Why Do Balls Bounce?

Real balls bounce fast, too fast for your eye to see. Harold "Doc" Edgerton used the strobe lights he invented to take the first clear photos of balls in the process of bouncing. These photos show that when a bat hits a ball, for instance, the ball becomes greatly deformed--just like the water balloon. If the ball is made from an elastic material, such as rubber, it springs back to its initial shape. As the ball pushes on the bat, the bat pushes back on the ball. (As Newton pointed out: for every action there is an equal and opposite reaction.) The ball bounces off the bat and into the air. Strange as it may seem, a ball bounces off the floor because the floor pushes it up!


The Edgerton photos reveal that when a bat strikes a ball, the ball remains in contact with the bat for only a few thousandths of a second. To reverse the ninety-mile-per-
hour speed of a 5 1/8 ounce baseball in one millisecond, the bat must push on the ball with eight thousand pounds of force. Imagine a baseball squashed under four tons of iron and you will begin to understand why the baseballs in Edgerton's photos are deformed.

From Edgerton's photos and your observations of water balloons, you can see that balls bounce when they spring back into their original shape. But why do some balls bounce better than others? The widely varying results of your experiments suggest that the reasons depend on a ball's materials and construction.

Football Kicker
Footballs, basketballs, volleyballs, and tennis balls take advantage of the springiness of trapped air.

When you drop a ball, gravity pulls it toward the floor. The ball gains energy of motion, known as kinetic energy . When the ball hits the floor and stops, that energy has to go somewhere. The energy goes into deforming the ball--from its original round shape to a squashed shape. When the ball deforms, its molecules are stretched apart in some places and squeezed together in others. As they are pushed about, the molecules in the ball collide with and rub across each other.

Exactly what happens to these molecules as they stretch and squeeze depends on what the ball is made of. Suppose you drop a ball of putty. Rather than bouncing, it hits the floor and flattens. All of the organized motion of the falling ball becomes the random motion of jiggling molecules. The random motion of jiggling molecules is a measure of thermal energy. The putty gets warmer, but it doesn't bounce. Putty is inelastic --it doesn't return to its original shape.

Now suppose you drop a rubber ball. Rubber is made from long-chain polymer molecules. When you hold the ball in your hand, these long molecules are tangled together like a ball of molecular spaghetti. During a collision, these molecules stretch--but only for a moment. Atomic motions within the rubber molecules then return them toward their original, tangled shape.
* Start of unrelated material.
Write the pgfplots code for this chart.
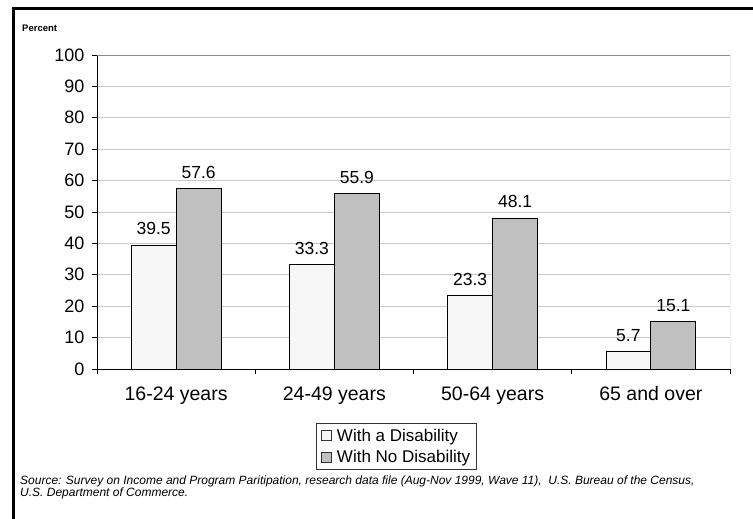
\documentclass[border=0pt]{standalone}
\usepackage{fontspec}
\setmainfont{Liberation Sans}
\usepackage{pgfplots}
\pgfplotsset{compat=1.18}
\definecolor{barwhite}{RGB}{246,246,246}
\definecolor{bargray}{RGB}{192,192,192}
\definecolor{gridgray}{RGB}{200,200,200}
\definecolor{framegray}{RGB}{140,140,140}
\begin{document}
\begin{tikzpicture}[x=1pt,y=1pt]
\useasboundingbox (0,0) rectangle (753,-519);
\fill[white] (0,0) rectangle (753,-519);
% outer frame (top and left only are visible)
\draw[line width=3.5pt] (13.5,-519) -- (13.5,-8.5) -- (753,-8.5);
\node[anchor=base west, inner sep=0pt, font=\bfseries\fontsize{9.5}{11}\selectfont] at (22,-31.5) {Percent};

\begin{axis}[
    at={(97pt,-369pt)}, anchor=south west,
    scale only axis, width=633pt, height=314pt,
    ybar,
    bar width=0.284,
    xmin=-0.5, xmax=3.5, ymin=0, ymax=100,
    enlarge x limits=false,
    xtick={-0.5,0.5,1.5,2.5,3.5},
    x tick label as interval,
    xticklabels={16-24 years,24-49 years,50-64 years,65 and over},
    ytick={0,10,...,100},
    axis x line*=bottom, axis y line*=left,
    axis line style={black, line width=0.8pt},
    tick align=outside, major tick length=5pt,
    tick style={black, line width=0.8pt},
    ymajorgrids, xmajorgrids=false,
    grid style={gridgray, line width=1pt},
    /pgf/number format/assume math mode=true,
    yticklabel style={font=\fontsize{18}{20}\selectfont, xshift=-4pt},
    xticklabel style={font=\fontsize{19.5}{22}\selectfont, yshift=-9pt},
    nodes near coords,
    nodes near coords style={font=\fontsize{17.5}{20}\selectfont, anchor=base, yshift=10pt,
        /pgf/number format/fixed, /pgf/number format/precision=1, /pgf/number format/fixed zerofill},
    legend style={at={(0.473,-0.247)}, anchor=center, draw=black!80, line width=0.6pt,
        font=\fontsize{17}{20}\selectfont, inner xsep=4pt, inner ysep=3pt,
        row sep=4pt, legend cell align=left},
    legend image code/.code={\draw[#1, draw=black!80, line width=0.6pt] (0pt,-5pt) rectangle (10pt,5pt);
        \path[draw=none, fill=none] (14pt,0pt) circle (0pt);},
]
\addplot[fill=barwhite, draw=black, line width=0.8pt, bar shift=-0.142]
    coordinates {(0,39.5) (1,33.3) (2,23.3) (3,5.7)};
\addplot[fill=bargray, draw=black, line width=0.8pt, bar shift=0.142]
    coordinates {(0,57.6) (1,55.9) (2,48.1) (3,15.1)};
\legend{With a Disability, With No Disability}
\draw[framegray, line width=1pt] (rel axis cs:0,1) -- (rel axis cs:1,1) -- (rel axis cs:1,0);
\end{axis}

\node[anchor=base west, inner sep=0pt, align=left, font=\itshape\fontsize{12}{11}\selectfont] at (20,-496.5)
  {Source: Survey on Income and Program Paritipation, research data file (Aug-Nov 1999, Wave 11),\ \ U.S. Bureau of the Census,\\
   U.S. Department of Commerce.};
\end{tikzpicture}
\end{document}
Much of the energy of the ball's downward motion becomes upward motion as the ball returns to its original shape and bounces into the air. The energy in the ball that isn't converted into motion becomes warmth. (You can verify this the next time you play a game of racquetball. At the end of the game, the ball will be warmer than when you started.)

Rubber balls are elastic because they return to their original shape. But rubber polymers can be formulated in different ways: if the polymers are tightly linked, they do not rub against each other much. The organized motion of the falling ball becomes an organized deformation of the rubber of the ball, which then becomes an organized motion of the bounced ball. Very little of the organized motion is lost by warming the ball; most of it goes into bouncing the ball back into the air. Balls made from this type of rubber are called "superballs." On the other hand, rubber polymers can be made in which the molecules move more freely, rub together more, and turn organized motion into disorganized vibration. The ball will hardly bounce. Instead, it gets warm.